We are also likely to see the emergence of so-called paid prioritization arrangements, in which companies pay to have their data prioritized. Many net neutrality proponents adamantly oppose this, viewing it as anti-competitive. One argument, made famous by the comedian John Oliver, is that whereas a big player like Netflix can afford to pay for an Internet “fast lane,” a startup streaming video company may not be able to compete.
There are plenty of potential paid prioritization arrangements that would not harm consumers and would actually be good for competition, argues Hal Singer, an economist and a senior fellow at the George Washington University Institute of Public Policy who has been critical of the FCC’s outright ban on the practice. Consider a telemedicine provider that is willing to pay to make sure its ISP prioritizes its data. As long as the ISP is willing to offer the same deal to any other provider, that is fair, he says.

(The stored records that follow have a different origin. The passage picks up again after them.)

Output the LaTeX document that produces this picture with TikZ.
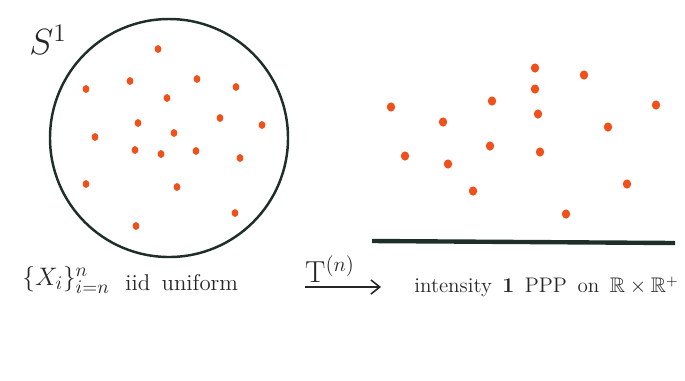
\documentclass[tikz,border=0pt]{standalone}
\usepackage{amsmath}
\usepackage{amssymb}
\usepackage{tikz}
\usetikzlibrary{arrows.meta}

\definecolor{inkgreen}{HTML}{1E2E28}
\definecolor{dotred}{HTML}{F0501A}

\tikzset{
  dot/.style={fill=dotred, draw=none},
  lbl/.style={inner sep=0pt, text=black!85}
}

\begin{document}
\begin{tikzpicture}[x=0.02cm, y=-0.02cm]
  \useasboundingbox (0,0) rectangle (685,380);
  % the circle S^1 with n uniform points
  \draw[inkgreen, line width=1.4pt] (169,138) circle (119);
  \node[lbl, font=\fontsize{22}{24}\selectfont] (s1) at (48,40) {$S^1$};
  \foreach \x/\y in {158/49, 86/89, 130/81, 197/79, 236/87, 167/98, 138/123,
      220/118, 262/125, 95/137, 174/133, 135/150, 161/154, 196/151, 240/158,
      86/184, 177/187, 235/213, 136/226}
    \fill[dot] (\x,\y) ellipse (3.4 and 3.9);
  % the half plane with the PPP points
  \draw[inkgreen, line width=2.5pt] (372,241) -- (675,243);
  \foreach \x/\y in {535/68, 584/75, 535/89, 492/101, 391/107, 656/105, 443/122,
      538/114, 608/127, 490/146, 540/152, 405/156, 448/164, 473/191, 627/184,
      566/214}
    \fill[dot] (\x,\y) ellipse (4.2 and 4.6);
  % labels below
  \node[lbl, anchor=west, font=\fontsize{15}{17}\selectfont] (xs) at (22,280) {$\{X_i\}_{i=n}^{n}$};
  \node[lbl, anchor=west, font=\fontsize{13}{15}\selectfont] (iid) at (125,283) {iid\enspace uniform};
  \coordinate (arrL) at (305,287);
  \coordinate (arrR) at (381,287);
  \draw[black!85, line width=0.9pt, -{Straight Barb[length=5pt, width=8pt]}] (arrL) -- (arrR);
  \node[lbl, font=\LARGE] (tn) at (330,269) {$\mathrm{T}^{(n)}$};
  \node[lbl, anchor=west, font=\large] (ppp) at (414,287)
    {intensity\enspace $\mathbf{1}$\enspace PPP\enspace on\enspace $\mathbb{R}\times\mathbb{R}^{+}$};
\end{tikzpicture}
\end{document}
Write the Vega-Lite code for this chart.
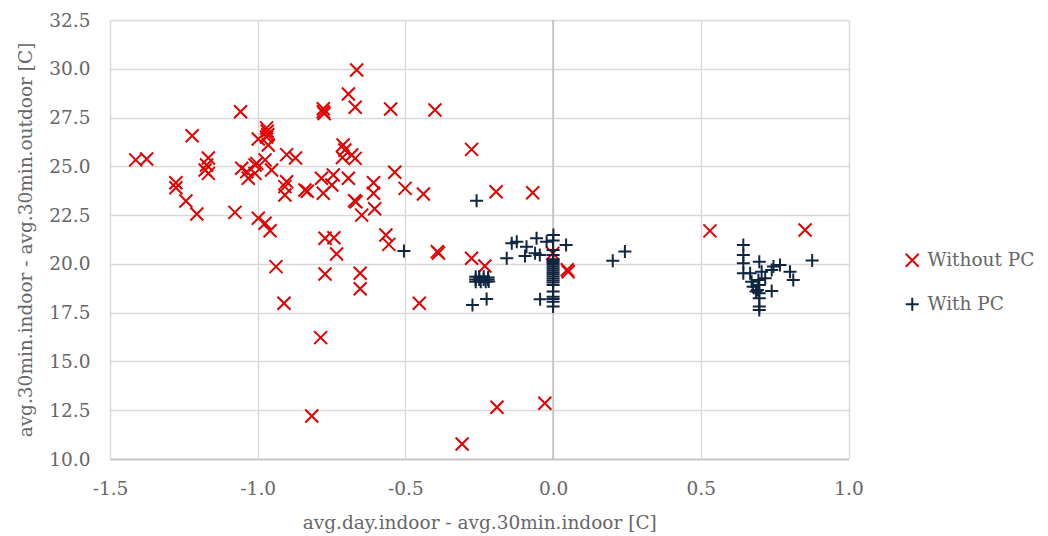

That’s not to say startups and smaller companies don’t need protections against discriminatory practices, though, says Singer, who worries that the Trump administration might go too far in weakening the FCC’s regulatory power. Members of the transition team have advocated for removing all of the agency’s authority to police unfair business practices by the ISPs and put that in the hands of the Federal Trade Commission. Singer and others are concerned that without a new mandate from Congress the FTC does not have enough authority to protect independent content providers adequately.